Starting at the line containing "The picture is", copy each line exactly, ending with the line containing "Nov', '2023 Dec'];". Leave out everything else.

# # # # #

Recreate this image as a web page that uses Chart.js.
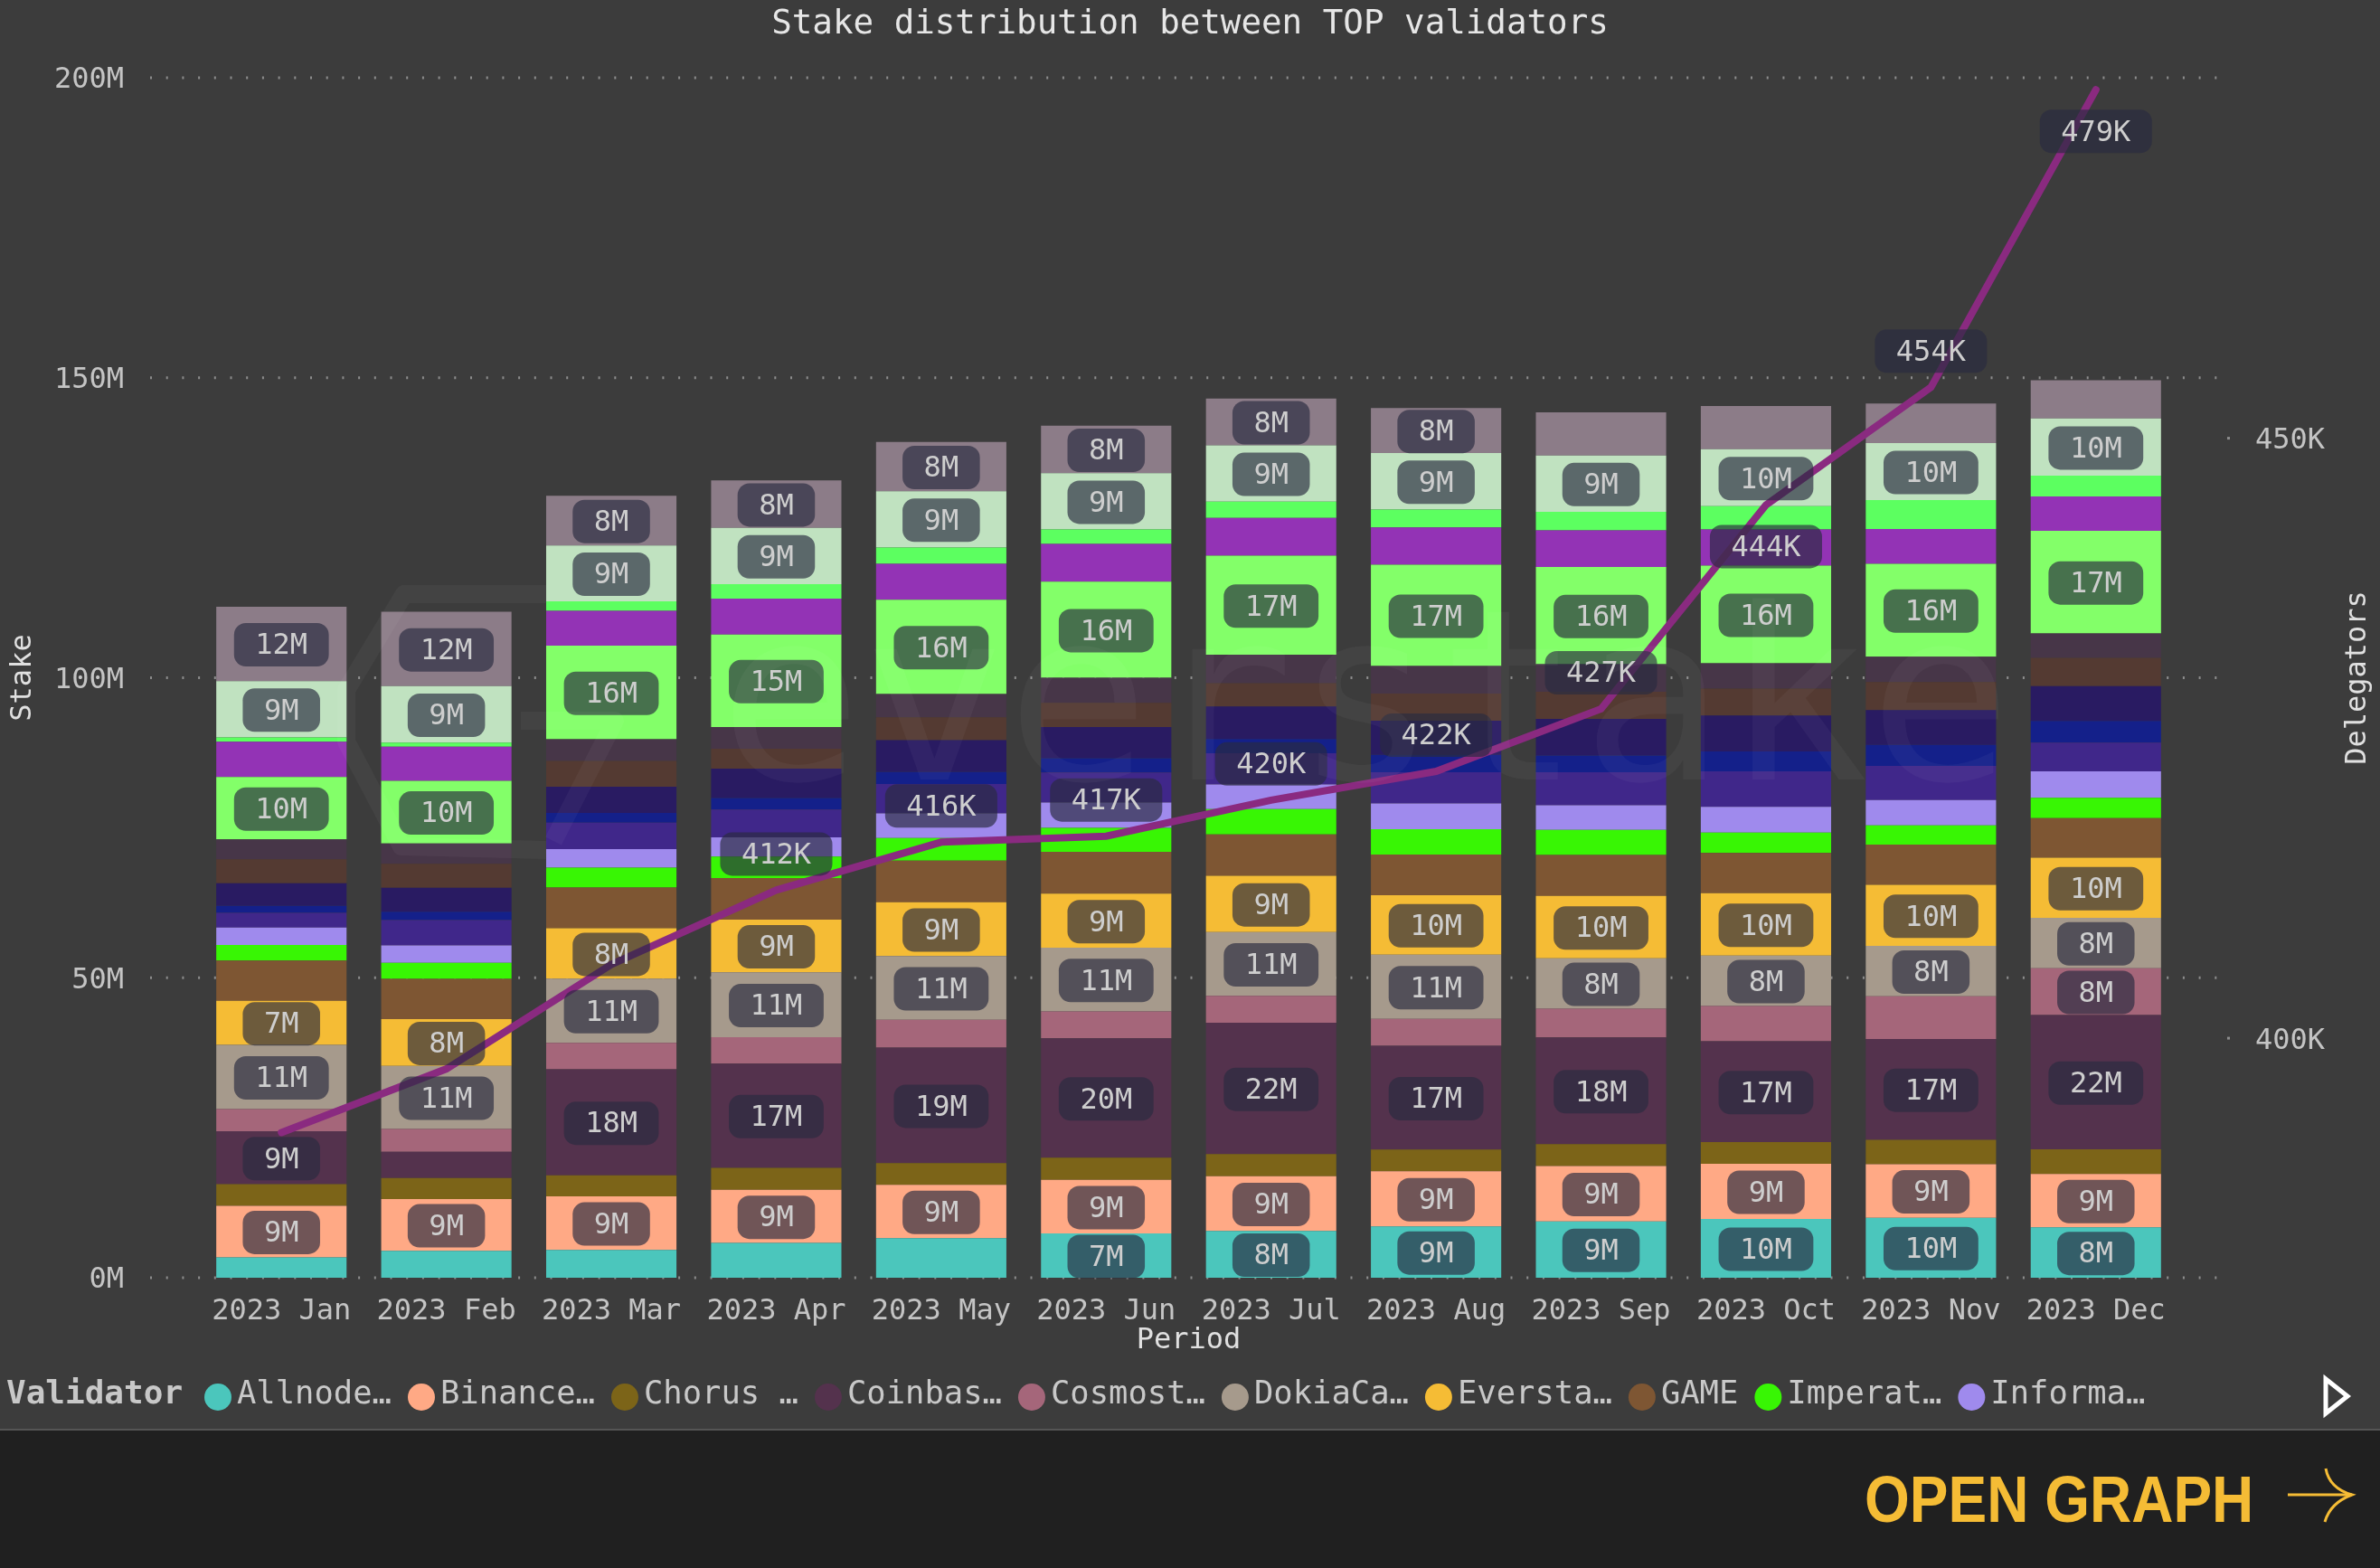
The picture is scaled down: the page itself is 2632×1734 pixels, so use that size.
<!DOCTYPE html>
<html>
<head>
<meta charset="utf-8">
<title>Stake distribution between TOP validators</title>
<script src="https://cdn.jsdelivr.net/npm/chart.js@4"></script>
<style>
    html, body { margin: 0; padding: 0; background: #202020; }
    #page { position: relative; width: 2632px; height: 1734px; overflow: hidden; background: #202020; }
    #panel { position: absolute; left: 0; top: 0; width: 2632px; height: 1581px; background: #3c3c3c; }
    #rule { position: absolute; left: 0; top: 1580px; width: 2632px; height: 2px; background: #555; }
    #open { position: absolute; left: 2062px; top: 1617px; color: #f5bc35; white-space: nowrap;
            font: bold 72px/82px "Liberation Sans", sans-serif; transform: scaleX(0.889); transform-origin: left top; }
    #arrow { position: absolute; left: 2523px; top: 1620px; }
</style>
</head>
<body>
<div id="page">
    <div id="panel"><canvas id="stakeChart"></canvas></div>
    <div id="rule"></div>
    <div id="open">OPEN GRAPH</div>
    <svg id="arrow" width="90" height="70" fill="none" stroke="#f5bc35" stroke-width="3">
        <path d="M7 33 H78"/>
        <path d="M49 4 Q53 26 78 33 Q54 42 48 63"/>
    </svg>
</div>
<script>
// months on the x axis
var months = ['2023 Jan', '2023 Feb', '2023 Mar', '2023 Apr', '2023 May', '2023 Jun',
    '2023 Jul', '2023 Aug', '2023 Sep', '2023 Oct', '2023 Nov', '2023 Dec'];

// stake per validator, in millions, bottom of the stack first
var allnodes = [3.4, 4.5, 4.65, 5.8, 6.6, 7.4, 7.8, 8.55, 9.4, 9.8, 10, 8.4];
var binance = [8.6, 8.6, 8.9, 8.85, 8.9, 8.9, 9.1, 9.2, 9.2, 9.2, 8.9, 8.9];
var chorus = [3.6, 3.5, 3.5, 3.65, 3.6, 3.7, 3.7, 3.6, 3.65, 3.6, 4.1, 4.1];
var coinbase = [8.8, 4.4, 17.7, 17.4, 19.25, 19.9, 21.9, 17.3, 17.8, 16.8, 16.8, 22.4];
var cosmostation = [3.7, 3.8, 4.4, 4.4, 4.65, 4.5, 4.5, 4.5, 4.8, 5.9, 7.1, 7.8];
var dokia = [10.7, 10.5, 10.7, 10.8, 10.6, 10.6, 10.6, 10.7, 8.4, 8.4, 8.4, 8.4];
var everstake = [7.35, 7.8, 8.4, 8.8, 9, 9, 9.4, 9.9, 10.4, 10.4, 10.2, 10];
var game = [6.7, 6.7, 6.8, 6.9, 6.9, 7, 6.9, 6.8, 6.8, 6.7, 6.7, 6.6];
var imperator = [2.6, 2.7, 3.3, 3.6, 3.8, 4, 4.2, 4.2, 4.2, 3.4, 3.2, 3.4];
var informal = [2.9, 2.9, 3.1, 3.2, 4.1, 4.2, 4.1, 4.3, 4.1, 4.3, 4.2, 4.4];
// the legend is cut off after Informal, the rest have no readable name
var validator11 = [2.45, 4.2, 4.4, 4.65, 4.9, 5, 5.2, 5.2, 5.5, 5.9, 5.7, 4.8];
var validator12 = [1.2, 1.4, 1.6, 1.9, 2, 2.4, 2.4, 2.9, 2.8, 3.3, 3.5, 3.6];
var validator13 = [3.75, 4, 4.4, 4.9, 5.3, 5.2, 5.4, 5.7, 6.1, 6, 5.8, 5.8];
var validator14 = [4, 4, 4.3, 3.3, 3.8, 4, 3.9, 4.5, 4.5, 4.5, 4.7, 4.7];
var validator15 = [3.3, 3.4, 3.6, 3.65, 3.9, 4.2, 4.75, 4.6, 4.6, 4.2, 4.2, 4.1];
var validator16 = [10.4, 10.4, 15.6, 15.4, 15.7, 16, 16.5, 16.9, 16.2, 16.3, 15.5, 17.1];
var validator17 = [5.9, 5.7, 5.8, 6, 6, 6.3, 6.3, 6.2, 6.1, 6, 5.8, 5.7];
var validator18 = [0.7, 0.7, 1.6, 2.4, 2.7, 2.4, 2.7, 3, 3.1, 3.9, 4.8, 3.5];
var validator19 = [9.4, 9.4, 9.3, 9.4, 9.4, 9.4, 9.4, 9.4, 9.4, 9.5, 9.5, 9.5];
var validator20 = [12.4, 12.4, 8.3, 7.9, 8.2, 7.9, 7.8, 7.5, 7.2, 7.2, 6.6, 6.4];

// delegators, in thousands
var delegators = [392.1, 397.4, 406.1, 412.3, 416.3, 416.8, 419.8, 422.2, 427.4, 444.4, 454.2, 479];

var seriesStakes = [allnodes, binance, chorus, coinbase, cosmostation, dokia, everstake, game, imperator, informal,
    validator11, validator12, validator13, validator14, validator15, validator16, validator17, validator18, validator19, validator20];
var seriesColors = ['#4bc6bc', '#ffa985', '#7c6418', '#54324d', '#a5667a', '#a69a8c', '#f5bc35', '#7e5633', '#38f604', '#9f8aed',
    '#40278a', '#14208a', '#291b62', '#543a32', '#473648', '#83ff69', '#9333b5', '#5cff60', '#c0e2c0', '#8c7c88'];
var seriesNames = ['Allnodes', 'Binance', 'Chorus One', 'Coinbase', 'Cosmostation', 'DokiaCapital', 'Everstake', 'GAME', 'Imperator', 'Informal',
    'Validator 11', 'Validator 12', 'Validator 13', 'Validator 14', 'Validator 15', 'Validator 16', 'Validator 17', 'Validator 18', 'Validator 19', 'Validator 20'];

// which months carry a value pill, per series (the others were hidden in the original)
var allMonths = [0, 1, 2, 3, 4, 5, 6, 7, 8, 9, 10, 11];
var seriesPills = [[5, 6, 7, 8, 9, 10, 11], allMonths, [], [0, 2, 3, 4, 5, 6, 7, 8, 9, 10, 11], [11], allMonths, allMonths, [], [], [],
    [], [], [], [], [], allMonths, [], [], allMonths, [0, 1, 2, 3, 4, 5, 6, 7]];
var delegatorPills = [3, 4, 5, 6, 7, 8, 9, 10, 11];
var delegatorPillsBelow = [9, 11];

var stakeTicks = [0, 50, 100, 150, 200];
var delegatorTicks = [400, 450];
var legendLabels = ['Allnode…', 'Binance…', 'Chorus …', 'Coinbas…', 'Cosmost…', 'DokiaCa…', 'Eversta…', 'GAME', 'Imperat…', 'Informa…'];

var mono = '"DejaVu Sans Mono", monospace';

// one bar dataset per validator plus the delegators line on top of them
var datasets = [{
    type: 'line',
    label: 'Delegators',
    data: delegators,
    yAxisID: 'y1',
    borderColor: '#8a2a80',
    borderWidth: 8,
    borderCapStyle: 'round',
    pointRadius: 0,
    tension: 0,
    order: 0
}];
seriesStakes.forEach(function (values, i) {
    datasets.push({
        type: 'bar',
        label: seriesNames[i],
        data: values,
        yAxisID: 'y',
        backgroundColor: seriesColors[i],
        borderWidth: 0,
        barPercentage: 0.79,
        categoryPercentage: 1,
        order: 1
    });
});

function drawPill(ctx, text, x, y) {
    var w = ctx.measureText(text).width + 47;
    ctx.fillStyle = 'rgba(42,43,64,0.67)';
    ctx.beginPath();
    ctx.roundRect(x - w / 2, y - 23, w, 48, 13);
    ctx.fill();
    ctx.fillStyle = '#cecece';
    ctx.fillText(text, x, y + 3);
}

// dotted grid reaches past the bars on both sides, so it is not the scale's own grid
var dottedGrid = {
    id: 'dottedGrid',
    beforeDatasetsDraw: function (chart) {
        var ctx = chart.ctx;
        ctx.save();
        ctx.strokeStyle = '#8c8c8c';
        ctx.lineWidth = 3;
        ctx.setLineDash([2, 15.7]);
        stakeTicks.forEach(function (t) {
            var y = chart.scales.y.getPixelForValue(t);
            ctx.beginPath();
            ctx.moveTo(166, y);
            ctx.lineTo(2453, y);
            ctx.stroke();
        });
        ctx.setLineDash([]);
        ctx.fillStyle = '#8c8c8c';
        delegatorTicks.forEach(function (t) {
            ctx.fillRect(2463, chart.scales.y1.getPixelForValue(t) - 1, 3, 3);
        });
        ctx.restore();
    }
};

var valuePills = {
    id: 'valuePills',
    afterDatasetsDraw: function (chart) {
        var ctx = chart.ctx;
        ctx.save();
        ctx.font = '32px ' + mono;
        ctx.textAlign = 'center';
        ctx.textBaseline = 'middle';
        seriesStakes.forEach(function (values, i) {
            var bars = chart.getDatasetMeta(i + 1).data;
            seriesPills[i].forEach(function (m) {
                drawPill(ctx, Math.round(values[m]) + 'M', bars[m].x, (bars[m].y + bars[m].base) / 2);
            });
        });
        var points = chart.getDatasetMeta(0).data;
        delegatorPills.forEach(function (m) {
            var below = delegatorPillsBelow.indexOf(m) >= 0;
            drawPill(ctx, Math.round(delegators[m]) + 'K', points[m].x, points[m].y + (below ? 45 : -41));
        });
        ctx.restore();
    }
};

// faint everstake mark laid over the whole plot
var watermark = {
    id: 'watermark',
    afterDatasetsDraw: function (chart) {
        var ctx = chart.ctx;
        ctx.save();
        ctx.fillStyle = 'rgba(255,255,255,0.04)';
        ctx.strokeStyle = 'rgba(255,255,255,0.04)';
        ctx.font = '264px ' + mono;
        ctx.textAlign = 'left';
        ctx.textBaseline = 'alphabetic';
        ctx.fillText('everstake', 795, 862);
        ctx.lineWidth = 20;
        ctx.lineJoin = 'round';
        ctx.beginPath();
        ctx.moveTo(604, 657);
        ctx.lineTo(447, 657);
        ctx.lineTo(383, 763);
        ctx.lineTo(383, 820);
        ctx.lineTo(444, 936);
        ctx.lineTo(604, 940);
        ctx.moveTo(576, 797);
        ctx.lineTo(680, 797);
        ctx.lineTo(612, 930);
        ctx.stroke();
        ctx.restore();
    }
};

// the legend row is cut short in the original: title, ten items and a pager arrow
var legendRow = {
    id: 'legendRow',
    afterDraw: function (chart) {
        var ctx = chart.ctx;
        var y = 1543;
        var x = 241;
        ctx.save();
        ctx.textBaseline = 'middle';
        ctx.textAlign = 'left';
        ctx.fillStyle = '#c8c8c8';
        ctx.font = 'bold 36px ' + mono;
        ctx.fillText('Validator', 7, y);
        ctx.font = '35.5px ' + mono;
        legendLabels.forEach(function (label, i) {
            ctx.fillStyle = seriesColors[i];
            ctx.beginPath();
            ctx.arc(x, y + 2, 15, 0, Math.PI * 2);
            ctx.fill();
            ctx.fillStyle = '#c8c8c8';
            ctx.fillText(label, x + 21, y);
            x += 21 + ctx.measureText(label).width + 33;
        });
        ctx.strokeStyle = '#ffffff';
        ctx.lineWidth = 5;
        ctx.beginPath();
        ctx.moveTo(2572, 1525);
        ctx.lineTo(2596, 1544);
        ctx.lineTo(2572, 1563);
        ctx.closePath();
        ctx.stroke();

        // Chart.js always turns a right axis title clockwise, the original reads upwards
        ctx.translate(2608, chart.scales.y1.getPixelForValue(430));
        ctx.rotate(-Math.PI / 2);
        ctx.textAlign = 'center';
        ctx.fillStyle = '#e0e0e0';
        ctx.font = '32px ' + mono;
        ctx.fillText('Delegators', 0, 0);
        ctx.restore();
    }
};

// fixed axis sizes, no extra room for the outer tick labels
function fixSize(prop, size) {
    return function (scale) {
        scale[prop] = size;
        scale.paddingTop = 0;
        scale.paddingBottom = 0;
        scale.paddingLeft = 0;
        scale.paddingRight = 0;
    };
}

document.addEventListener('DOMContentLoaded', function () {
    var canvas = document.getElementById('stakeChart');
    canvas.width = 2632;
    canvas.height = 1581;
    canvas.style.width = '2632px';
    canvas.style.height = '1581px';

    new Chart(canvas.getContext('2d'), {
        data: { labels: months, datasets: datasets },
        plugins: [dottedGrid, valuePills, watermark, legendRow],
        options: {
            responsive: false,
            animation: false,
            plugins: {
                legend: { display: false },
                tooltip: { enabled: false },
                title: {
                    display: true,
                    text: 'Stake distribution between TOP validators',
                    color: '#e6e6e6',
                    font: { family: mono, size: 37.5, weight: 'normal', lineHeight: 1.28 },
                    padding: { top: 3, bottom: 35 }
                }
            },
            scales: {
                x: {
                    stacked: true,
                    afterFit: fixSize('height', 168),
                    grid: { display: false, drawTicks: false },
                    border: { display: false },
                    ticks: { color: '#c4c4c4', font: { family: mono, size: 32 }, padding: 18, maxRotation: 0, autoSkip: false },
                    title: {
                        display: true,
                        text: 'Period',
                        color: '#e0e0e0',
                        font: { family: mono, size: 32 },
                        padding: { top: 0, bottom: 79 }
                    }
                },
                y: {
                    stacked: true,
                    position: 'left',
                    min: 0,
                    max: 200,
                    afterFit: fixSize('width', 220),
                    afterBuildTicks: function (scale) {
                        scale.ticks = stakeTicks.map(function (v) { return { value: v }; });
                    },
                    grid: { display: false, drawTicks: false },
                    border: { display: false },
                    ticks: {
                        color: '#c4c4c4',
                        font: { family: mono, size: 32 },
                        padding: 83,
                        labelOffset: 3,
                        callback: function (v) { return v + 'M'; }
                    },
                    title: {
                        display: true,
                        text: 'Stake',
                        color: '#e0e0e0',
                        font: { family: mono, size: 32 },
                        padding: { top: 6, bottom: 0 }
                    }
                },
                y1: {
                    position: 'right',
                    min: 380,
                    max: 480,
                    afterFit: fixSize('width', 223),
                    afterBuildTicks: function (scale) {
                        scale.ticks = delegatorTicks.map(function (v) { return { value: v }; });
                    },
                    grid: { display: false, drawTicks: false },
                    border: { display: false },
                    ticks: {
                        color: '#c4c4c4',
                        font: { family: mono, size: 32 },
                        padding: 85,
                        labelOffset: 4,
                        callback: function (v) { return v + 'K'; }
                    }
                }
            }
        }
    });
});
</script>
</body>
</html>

# # # # #

**Answer to this exercise:**
The picture is scaled down: the page itself is 2632×1734 pixels, so use that size.
<!DOCTYPE html>
<html>
<head>
<meta charset="utf-8">
<title>Stake distribution between TOP validators</title>
<script src="https://cdn.jsdelivr.net/npm/chart.js@4"></script>
<style>
    html, body { margin: 0; padding: 0; background: #202020; }
    #page { position: relative; width: 2632px; height: 1734px; overflow: hidden; background: #202020; }
    #panel { position: absolute; left: 0; top: 0; width: 2632px; height: 1581px; background: #3c3c3c; }
    #rule { position: absolute; left: 0; top: 1580px; width: 2632px; height: 2px; background: #555; }
    #open { position: absolute; left: 2062px; top: 1617px; color: #f5bc35; white-space: nowrap;
            font: bold 72px/82px "Liberation Sans", sans-serif; transform: scaleX(0.889); transform-origin: left top; }
    #arrow { position: absolute; left: 2523px; top: 1620px; }
</style>
</head>
<body>
<div id="page">
    <div id="panel"><canvas id="stakeChart"></canvas></div>
    <div id="rule"></div>
    <div id="open">OPEN GRAPH</div>
    <svg id="arrow" width="90" height="70" fill="none" stroke="#f5bc35" stroke-width="3">
        <path d="M7 33 H78"/>
        <path d="M49 4 Q53 26 78 33 Q54 42 48 63"/>
    </svg>
</div>
<script>
// months on the x axis
var months = ['2023 Jan', '2023 Feb', '2023 Mar', '2023 Apr', '2023 May', '2023 Jun',
    '2023 Jul', '2023 Aug', '2023 Sep', '2023 Oct', '2023 Nov', '2023 Dec'];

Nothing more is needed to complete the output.